Proliferation of the theory has led to widespread animus against the apparent replacers - non-males, immigrants, non-whites, and non-Christians.
Just another right-wing conspiracy theory, no?
The Truth of Replacement
In fact, according to my favorite economist, Richard Wolff (see above video), there is more than a grain of truth in that way of thinking.
According to Wolff, the replacement theorists are correct: white Christian males have indeed experienced substitution by others in the neo-liberal order organized by capitalists over the last 40 years or so.
But the ones responsible for the tragedy are not immigrants, women, and non-Christian people of color. Instead, the fault is systemic. It lies with capitalism itself. That system's pursuit of profit has capitalists freely choosing to substitute previously high-wage earners with robots, policies of offshoring, and (far less often) by employment of desperate immigrants.
And there's more (something Professor Wolff doesn't note).

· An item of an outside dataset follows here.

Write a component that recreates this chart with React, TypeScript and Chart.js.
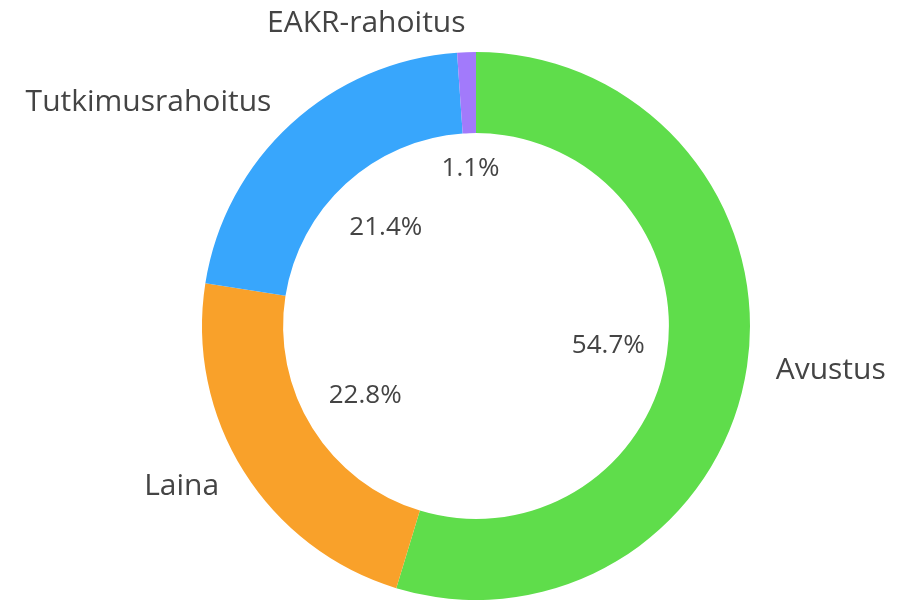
import React, { useEffect, useRef } from "react";
import { Chart, registerables } from "chart.js";

Chart.register(...registerables);

const categories = ["Avustus", "Laina", "Tutkimusrahoitus", "EAKR-rahoitus"];
const values = [54.7, 22.8, 21.4, 1.1];
const percentLabels = ["54.7%", "22.8%", "21.4%", "1.1%"];
const colors = ["#5fdd4b", "#f9a12a", "#38a6fc", "#a27afb"];

const labelPlugin = {
  id: "sliceLabels",
  afterDatasetsDraw(chart: any) {
    const ctx = chart.ctx;
    const meta = chart.getDatasetMeta(0);
    ctx.save();
    meta.data.forEach((arc: any, i: number) => {
      const mid = (arc.startAngle + arc.endAngle) / 2;
      const cos = Math.cos(mid);
      const sin = Math.sin(mid);
      // percentage inside hole, box kept clear of the inner edge
      ctx.font = "26px 'Open Sans'";
      const tw = ctx.measureText(percentLabels[i]).width;
      const hw = tw / 2 + 10;
      const hh = 25;
      const extent = hw * Math.abs(cos) + hh * Math.abs(sin);
      const rIn = arc.innerRadius - 9.5 - extent;
      ctx.fillStyle = "#444444";
      ctx.textAlign = "center";
      ctx.textBaseline = "middle";
      ctx.fillText(percentLabels[i], arc.x + cos * rIn, arc.y + sin * rIn);
      // category outside
      const rOut = arc.outerRadius + 29;
      ctx.font = "30px 'Open Sans'";
      ctx.fillStyle = "#444444";
      ctx.textAlign = cos >= 0 ? "left" : "right";
      ctx.fillText(categories[i], arc.x + cos * rOut, arc.y + sin * rOut);
    });
    ctx.restore();
  },
};

export default function App() {
  const ref = useRef<HTMLCanvasElement | null>(null);
  useEffect(() => {
    if (!ref.current) return;
    const chart = new Chart(ref.current, {
      type: "doughnut",
      data: {
        labels: categories,
        datasets: [
          {
            data: values,
            backgroundColor: colors,
            borderWidth: 0,
          },
        ],
      },
      options: {
        responsive: false,
        animation: false,
        cutout: "70.4%",
        layout: { padding: { top: 52, bottom: 0, left: 202, right: 165 } },
        plugins: {
          legend: { display: false },
          tooltip: { enabled: false },
        },
      },
      plugins: [labelPlugin],
    });
    return () => chart.destroy();
  }, []);
  return (
    <div style={{ position: "fixed", left: 0, top: 0, width: 915, height: 600, background: "#fff" }}>
      <canvas ref={ref} width={915} height={600} />
    </div>
  );
}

U.S. policies of imperialism and regime change themselves end up being all about replacement of people-friendly governments with pro-elite puppets. It has removed socialist leaning governments throughout the world (closest to home in Nicaragua, Honduras, El Salvador, and Guatemala) and put in their place regimes that favor rich landowners, multinational corporations, drug cartels and gangs. Such replacement has spawned generations of desperate impoverished peasants anxious for a better life even if it means leaving the homeland they love.
Actual imperialism then and regime change (along with the normal dynamics of capitalism) are not just about theory. They are long-standing practices of the United States.
Identifying others as the culprits purposely distracts from the real problem - deregulated capitalism as administered by our own government.
I bring that up in this Sunday's homily because its readings (translated below) once again focus on the ways the biblical God favors the victims of empire and regime change - the very ones vilified by white Christian males who feel that their previously advantageous position in society is currently being usurped by those displaced workers who are overwhelmingly Christians too. The readings call people like us to re-identify our oppressors.